Disgust Sensitivity and the Neurophysiology of Left-Right Political Orientations - rbanffy
http://journals.plos.org/plosone/article?id=10.1371/journal.pone.0025552
======
louprado
Disgust is a challenging emotion to study because it is so intertwined in the
brain. Moral "disgust" activates the same region as the "man eating a can of
worms" example in the article. It activates the same facial expression. Even
our language fails to separate the emotions at times as dis- _gust_ (i.e.,
gustatory) can be in reference to disgusting behavior. VS Ramachandran
discussed this in a lecture but I can't find a link.
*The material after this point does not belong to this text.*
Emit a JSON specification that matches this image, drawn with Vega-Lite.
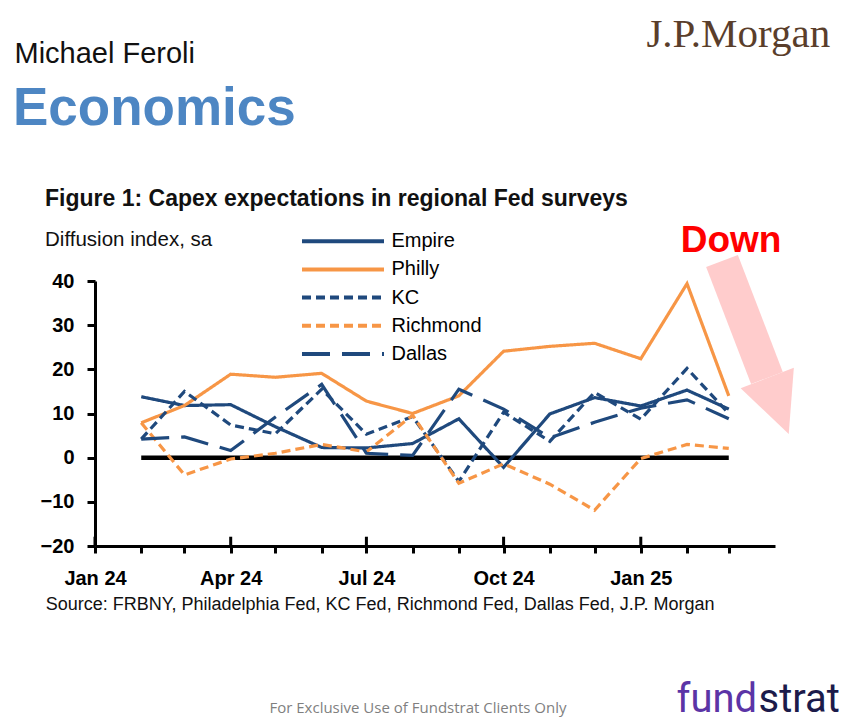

Oddly before opening the article I had assumed it was about how moral
"disgust" is positively correlated with left-leaning. But then the study was
referring to digestive disgust which appears positively correlated with right-
leaning.

Side note, the most disgusted I recall feeling in both senses of the word was
hearing a military leader describe a delicious a piece of chocolate cake while
simultaneously describing the bombing he ordered on a foreign country. He
could describe the cake in great detail but he forgot what country we had
bombed the previous day. My right leaning friends didn't see this as a big
deal.

As an extra data point, I have eaten worms on a survival trip and was fine
with it and I never really liked chocolate cake. So maybe this line of
research has merit.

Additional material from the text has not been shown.